Set exercise: The listing below is to be output in its exact form.
━━━━
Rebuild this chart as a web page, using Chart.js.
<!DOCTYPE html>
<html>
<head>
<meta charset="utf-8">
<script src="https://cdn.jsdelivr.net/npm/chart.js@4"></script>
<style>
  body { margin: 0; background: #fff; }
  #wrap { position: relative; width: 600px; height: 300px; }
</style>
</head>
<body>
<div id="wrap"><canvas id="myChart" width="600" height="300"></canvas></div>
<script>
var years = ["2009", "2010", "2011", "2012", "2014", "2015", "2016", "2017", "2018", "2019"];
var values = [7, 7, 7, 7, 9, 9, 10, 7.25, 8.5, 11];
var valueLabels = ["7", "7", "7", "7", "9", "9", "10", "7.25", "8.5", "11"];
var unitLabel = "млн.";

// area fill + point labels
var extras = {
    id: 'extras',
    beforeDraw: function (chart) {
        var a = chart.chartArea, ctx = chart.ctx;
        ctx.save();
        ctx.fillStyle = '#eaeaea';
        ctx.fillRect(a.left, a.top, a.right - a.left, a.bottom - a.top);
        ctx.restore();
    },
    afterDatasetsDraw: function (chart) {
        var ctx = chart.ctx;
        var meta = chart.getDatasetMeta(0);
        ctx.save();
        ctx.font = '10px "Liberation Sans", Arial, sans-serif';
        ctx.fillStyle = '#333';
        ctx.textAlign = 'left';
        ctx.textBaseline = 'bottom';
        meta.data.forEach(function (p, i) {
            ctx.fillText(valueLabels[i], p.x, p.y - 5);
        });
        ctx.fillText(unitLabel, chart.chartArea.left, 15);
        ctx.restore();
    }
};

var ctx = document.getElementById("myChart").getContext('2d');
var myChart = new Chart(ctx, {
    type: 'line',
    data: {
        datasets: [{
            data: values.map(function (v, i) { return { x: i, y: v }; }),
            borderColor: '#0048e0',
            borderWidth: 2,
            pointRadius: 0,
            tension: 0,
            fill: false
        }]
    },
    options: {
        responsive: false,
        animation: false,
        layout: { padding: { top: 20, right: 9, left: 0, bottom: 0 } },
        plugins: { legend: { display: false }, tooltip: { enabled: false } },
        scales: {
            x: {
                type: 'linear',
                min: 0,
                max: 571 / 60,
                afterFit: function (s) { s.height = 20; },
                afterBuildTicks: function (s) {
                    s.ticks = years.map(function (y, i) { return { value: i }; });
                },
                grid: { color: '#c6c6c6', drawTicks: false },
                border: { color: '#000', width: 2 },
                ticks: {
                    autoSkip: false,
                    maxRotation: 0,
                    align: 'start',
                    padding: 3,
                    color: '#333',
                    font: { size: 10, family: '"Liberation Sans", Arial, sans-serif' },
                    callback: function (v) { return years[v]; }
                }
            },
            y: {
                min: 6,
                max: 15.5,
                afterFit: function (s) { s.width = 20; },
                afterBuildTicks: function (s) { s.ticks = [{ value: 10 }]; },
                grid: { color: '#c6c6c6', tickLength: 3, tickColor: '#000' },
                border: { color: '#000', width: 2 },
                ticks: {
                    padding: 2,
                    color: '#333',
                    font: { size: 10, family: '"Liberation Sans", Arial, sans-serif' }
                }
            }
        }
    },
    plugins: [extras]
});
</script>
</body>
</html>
━━━━
Task answer:
Rebuild this chart as a web page, using Chart.js.
<!DOCTYPE html>
<html>
<head>
<meta charset="utf-8">
<script src="https://cdn.jsdelivr.net/npm/chart.js@4"></script>
<style>
  body { margin: 0; background: #fff; }
  #wrap { position: relative; width: 600px; height: 300px; }
</style>
</head>
<body>
<div id="wrap"><canvas id="myChart" width="600" height="300"></canvas></div>
<script>
var years = ["2009", "2010", "2011", "2012", "2014", "2015", "2016", "2017", "2018", "2019"];
var values = [7, 7, 7, 7, 9, 9, 10, 7.25, 8.5, 11];
var valueLabels = ["7", "7", "7", "7", "9", "9", "10", "7.25", "8.5", "11"];
var unitLabel = "млн.";

// area fill + point labels
var extras = {
    id: 'extras',
    beforeDraw: function (chart) {
        var a = chart.chartArea, ctx = chart.ctx;
        ctx.save();
        ctx.fillStyle = '#eaeaea';
        ctx.fillRect(a.left, a.top, a.right - a.left, a.bottom - a.top);
        ctx.restore();
    },
    afterDatasetsDraw: function (chart) {
        var ctx = chart.ctx;
        var meta = chart.getDatasetMeta(0);
        ctx.save();
        ctx.font = '10px "Liberation Sans", Arial, sans-serif';
        ctx.fillStyle = '#333';
        ctx.textAlign = 'left';
        ctx.textBaseline = 'bottom';
        meta.data.forEach(function (p, i) {
            ctx.fillText(valueLabels[i], p.x, p.y - 5);
        });
        ctx.fillText(unitLabel, chart.chartArea.left, 15);
        ctx.restore();
    }
};

var ctx = document.getElementById("myChart").getContext('2d');
var myChart = new Chart(ctx, {
    type: 'line',
    data: {
        datasets: [{
            data: values.map(function (v, i) { return { x: i, y: v }; }),
            borderColor: '#0048e0',
            borderWidth: 2,
            pointRadius: 0,
            tension: 0,
            fill: false
        }]
    },
    options: {
        responsive: false,
        animation: false,
        layout: { padding: { top: 20, right: 9, left: 0, bottom: 0 } },
        plugins: { legend: { display: false }, tooltip: { enabled: false } },
        scales: {
            x: {
                type: 'linear',
                min: 0,
                max: 571 / 60,
                afterFit: function (s) { s.height = 20; },
                afterBuildTicks: function (s) {
                    s.ticks = years.map(function (y, i) { return { value: i }; });
                },
                grid: { color: '#c6c6c6', drawTicks: false },
                border: { color: '#000', width: 2 },
                ticks: {
                    autoSkip: false,
                    maxRotation: 0,
                    align: 'start',
                    padding: 3,
                    color: '#333',
                    font: { size: 10, family: '"Liberation Sans", Arial, sans-serif' },
                    callback: function (v) { return years[v]; }
                }
            },
            y: {
                min: 6,
                max: 15.5,
                afterFit: function (s) { s.width = 20; },
                afterBuildTicks: function (s) { s.ticks = [{ value: 10 }]; },
                grid: { color: '#c6c6c6', tickLength: 3, tickColor: '#000' },
                border: { color: '#000', width: 2 },
                ticks: {
                    padding: 2,
                    color: '#333',
                    font: { size: 10, family: '"Liberation Sans", Arial, sans-serif' }
                }
            }
        }
    },
    plugins: [extras]
});
</script>
</body>
</html>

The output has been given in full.